- Direction: Faithfully return all lines, omitting every embedded picture.

— START —

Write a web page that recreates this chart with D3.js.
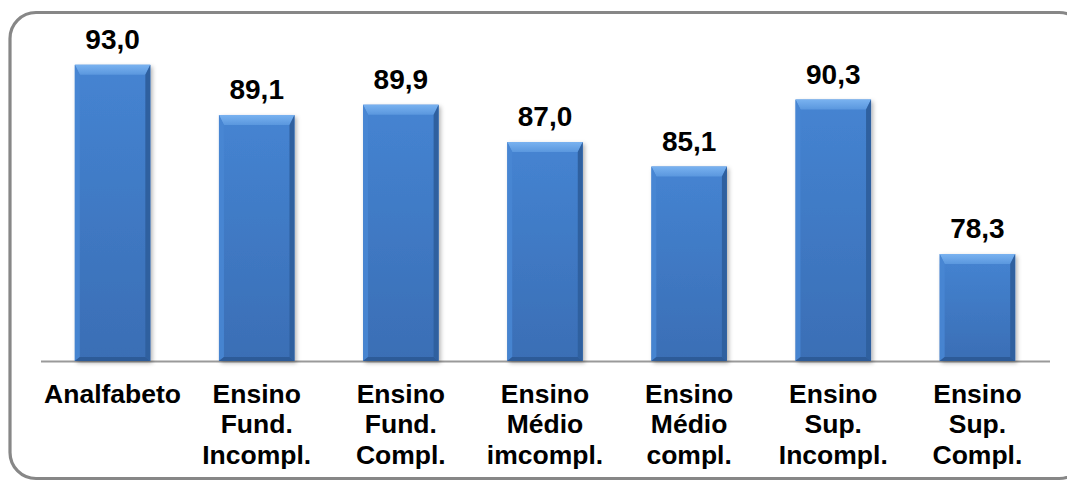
<!DOCTYPE html>
<html>
<head>
<meta charset="utf-8">
<script src="https://cdn.jsdelivr.net/npm/d3@7"></script>
<style>
  html, body { margin: 0; padding: 0; background: #fff; }
  svg { display: block; }
  text { font-family: "Liberation Sans", Arial, sans-serif; font-weight: bold; fill: #000; }
</style>
</head>
<body>
<svg id="chart" width="1067" height="482"></svg>
<script>
const categories = [
  ["Analfabeto"],
  ["Ensino", "Fund.", "Incompl."],
  ["Ensino", "Fund.", "Compl."],
  ["Ensino", "Médio", "imcompl."],
  ["Ensino", "Médio", "compl."],
  ["Ensino", "Sup.", "Incompl."],
  ["Ensino", "Sup.", "Compl."]
];
const values = [93.0, 89.1, 89.9, 87.0, 85.1, 90.3, 78.3];
const valueLabels = ["93,0", "89,1", "89,9", "87,0", "85,1", "90,3", "78,3"];
const yDomain = [70, 95];

const svg = d3.select("#chart");
const defs = svg.append("defs");

const face = defs.append("linearGradient").attr("id", "face").attr("x1", 0).attr("y1", 0).attr("x2", 0).attr("y2", 1);
face.append("stop").attr("offset", "0%").attr("stop-color", "#4584d2");
face.append("stop").attr("offset", "100%").attr("stop-color", "#3a6eb5");
const topG = defs.append("linearGradient").attr("id", "topb").attr("x1", 0).attr("y1", 0).attr("x2", 0).attr("y2", 1);
topG.append("stop").attr("offset", "0%").attr("stop-color", "#79b2f0");
topG.append("stop").attr("offset", "100%").attr("stop-color", "#5a97de");
const shadow = defs.append("filter").attr("id", "shadow").attr("x", "-20%").attr("y", "-20%").attr("width", "150%").attr("height", "150%");
shadow.append("feDropShadow").attr("dx", 2).attr("dy", 2).attr("stdDeviation", 2).attr("flood-color", "#000").attr("flood-opacity", 0.3);

// frame
svg.append("rect")
  .attr("x", 10).attr("y", 12.5).attr("width", 1075).attr("height", 466)
  .attr("rx", 26).attr("ry", 26)
  .attr("fill", "none").attr("stroke", "#878787").attr("stroke-width", 3.2);

const x = d3.scaleBand()
  .domain(d3.range(values.length))
  .range([40.5, 1049.5])
  .paddingInner(0.476)
  .paddingOuter(0.238);

const y = d3.scaleLinear().domain(yDomain).range([361, 39]);

// axis baseline
const xAxis = d3.axisBottom(x).tickSize(0).tickFormat("");
const axisG = svg.append("g").attr("transform", `translate(0,${y(yDomain[0])})`).call(xAxis);
axisG.select(".domain").attr("stroke", "#9a9a9a").attr("stroke-width", 2);

const bw = x.bandwidth();
const bt = 10, bs = 5, bb = 4;

const bars = svg.append("g").selectAll("g.bar").data(values).join("g").attr("class", "bar");
bars.each(function(v, i) {
  const g = d3.select(this);
  const x0 = x(i), x1 = x0 + bw, y0 = y(v), y1 = y(yDomain[0]);
  g.append("rect").attr("x", x0).attr("y", y0).attr("width", bw).attr("height", y1 - y0)
    .attr("fill", "url(#face)").attr("filter", "url(#shadow)");
  g.append("polygon").attr("points", [[x0, y0], [x1, y0], [x1 - bs, y0 + bt], [x0 + bs, y0 + bt]].join(" "))
    .attr("fill", "url(#topb)");
  g.append("polygon").attr("points", [[x0, y0], [x0 + bs, y0 + bt], [x0 + bs, y1 - bb], [x0, y1]].join(" "))
    .attr("fill", "#4886d3").attr("opacity", 0.9);
  g.append("polygon").attr("points", [[x1, y0], [x1 - bs, y0 + bt], [x1 - bs, y1 - bb], [x1, y1]].join(" "))
    .attr("fill", "#2f609f");
  g.append("polygon").attr("points", [[x0, y1], [x0 + bs, y1 - bb], [x1 - bs, y1 - bb], [x1, y1]].join(" "))
    .attr("fill", "#2d5b98");
});

// value labels
svg.append("g").selectAll("text").data(values).join("text")
  .attr("x", (d, i) => x(i) + bw / 2)
  .attr("y", d => y(d) - 16)
  .attr("text-anchor", "middle")
  .attr("font-size", 28)
  .text((d, i) => valueLabels[i]);

// category labels
const cat = svg.append("g").selectAll("text").data(categories).join("text")
  .attr("x", (d, i) => x(i) + bw / 2)
  .attr("y", 402.5)
  .attr("text-anchor", "middle")
  .attr("font-size", 26.5);
cat.each(function(lines, i) {
  d3.select(this).selectAll("tspan").data(lines).join("tspan")
    .attr("x", x(i) + bw / 2)
    .attr("dy", (d, j) => j === 0 ? 0 : 30.5)
    .text(d => d);
});
</script>
</body>
</html>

— END —

- Exercise result:
Write a web page that recreates this chart with D3.js.
<!DOCTYPE html>
<html>
<head>
<meta charset="utf-8">
<script src="https://cdn.jsdelivr.net/npm/d3@7"></script>
<style>
  html, body { margin: 0; padding: 0; background: #fff; }
  svg { display: block; }
  text { font-family: "Liberation Sans", Arial, sans-serif; font-weight: bold; fill: #000; }
</style>
</head>
<body>
<svg id="chart" width="1067" height="482"></svg>
<script>
const categories = [
  ["Analfabeto"],
  ["Ensino", "Fund.", "Incompl."],
  ["Ensino", "Fund.", "Compl."],
  ["Ensino", "Médio", "imcompl."],
  ["Ensino", "Médio", "compl."],
  ["Ensino", "Sup.", "Incompl."],
  ["Ensino", "Sup.", "Compl."]
];
const values = [93.0, 89.1, 89.9, 87.0, 85.1, 90.3, 78.3];
const valueLabels = ["93,0", "89,1", "89,9", "87,0", "85,1", "90,3", "78,3"];
const yDomain = [70, 95];

const svg = d3.select("#chart");
const defs = svg.append("defs");

const face = defs.append("linearGradient").attr("id", "face").attr("x1", 0).attr("y1", 0).attr("x2", 0).attr("y2", 1);
face.append("stop").attr("offset", "0%").attr("stop-color", "#4584d2");
face.append("stop").attr("offset", "100%").attr("stop-color", "#3a6eb5");
const topG = defs.append("linearGradient").attr("id", "topb").attr("x1", 0).attr("y1", 0).attr("x2", 0).attr("y2", 1);
topG.append("stop").attr("offset", "0%").attr("stop-color", "#79b2f0");
topG.append("stop").attr("offset", "100%").attr("stop-color", "#5a97de");
const shadow = defs.append("filter").attr("id", "shadow").attr("x", "-20%").attr("y", "-20%").attr("width", "150%").attr("height", "150%");
shadow.append("feDropShadow").attr("dx", 2).attr("dy", 2).attr("stdDeviation", 2).attr("flood-color", "#000").attr("flood-opacity", 0.3);

// frame
svg.append("rect")
  .attr("x", 10).attr("y", 12.5).attr("width", 1075).attr("height", 466)
  .attr("rx", 26).attr("ry", 26)
  .attr("fill", "none").attr("stroke", "#878787").attr("stroke-width", 3.2);

const x = d3.scaleBand()
  .domain(d3.range(values.length))
  .range([40.5, 1049.5])
  .paddingInner(0.476)
  .paddingOuter(0.238);

const y = d3.scaleLinear().domain(yDomain).range([361, 39]);

// axis baseline
const xAxis = d3.axisBottom(x).tickSize(0).tickFormat("");
const axisG = svg.append("g").attr("transform", `translate(0,${y(yDomain[0])})`).call(xAxis);
axisG.select(".domain").attr("stroke", "#9a9a9a").attr("stroke-width", 2);

const bw = x.bandwidth();
const bt = 10, bs = 5, bb = 4;

const bars = svg.append("g").selectAll("g.bar").data(values).join("g").attr("class", "bar");
bars.each(function(v, i) {
  const g = d3.select(this);
  const x0 = x(i), x1 = x0 + bw, y0 = y(v), y1 = y(yDomain[0]);
  g.append("rect").attr("x", x0).attr("y", y0).attr("width", bw).attr("height", y1 - y0)
    .attr("fill", "url(#face)").attr("filter", "url(#shadow)");
  g.append("polygon").attr("points", [[x0, y0], [x1, y0], [x1 - bs, y0 + bt], [x0 + bs, y0 + bt]].join(" "))
    .attr("fill", "url(#topb)");
  g.append("polygon").attr("points", [[x0, y0], [x0 + bs, y0 + bt], [x0 + bs, y1 - bb], [x0, y1]].join(" "))
    .attr("fill", "#4886d3").attr("opacity", 0.9);
  g.append("polygon").attr("points", [[x1, y0], [x1 - bs, y0 + bt], [x1 - bs, y1 - bb], [x1, y1]].join(" "))
    .attr("fill", "#2f609f");
  g.append("polygon").attr("points", [[x0, y1], [x0 + bs, y1 - bb], [x1 - bs, y1 - bb], [x1, y1]].join(" "))
    .attr("fill", "#2d5b98");
});

// value labels
svg.append("g").selectAll("text").data(values).join("text")
  .attr("x", (d, i) => x(i) + bw / 2)
  .attr("y", d => y(d) - 16)
  .attr("text-anchor", "middle")
  .attr("font-size", 28)
  .text((d, i) => valueLabels[i]);

// category labels
const cat = svg.append("g").selectAll("text").data(categories).join("text")
  .attr("x", (d, i) => x(i) + bw / 2)
  .attr("y", 402.5)
  .attr("text-anchor", "middle")
  .attr("font-size", 26.5);
cat.each(function(lines, i) {
  d3.select(this).selectAll("tspan").data(lines).join("tspan")
    .attr("x", x(i) + bw / 2)
    .attr("dy", (d, j) => j === 0 ? 0 : 30.5)
    .text(d => d);
});
</script>
</body>
</html>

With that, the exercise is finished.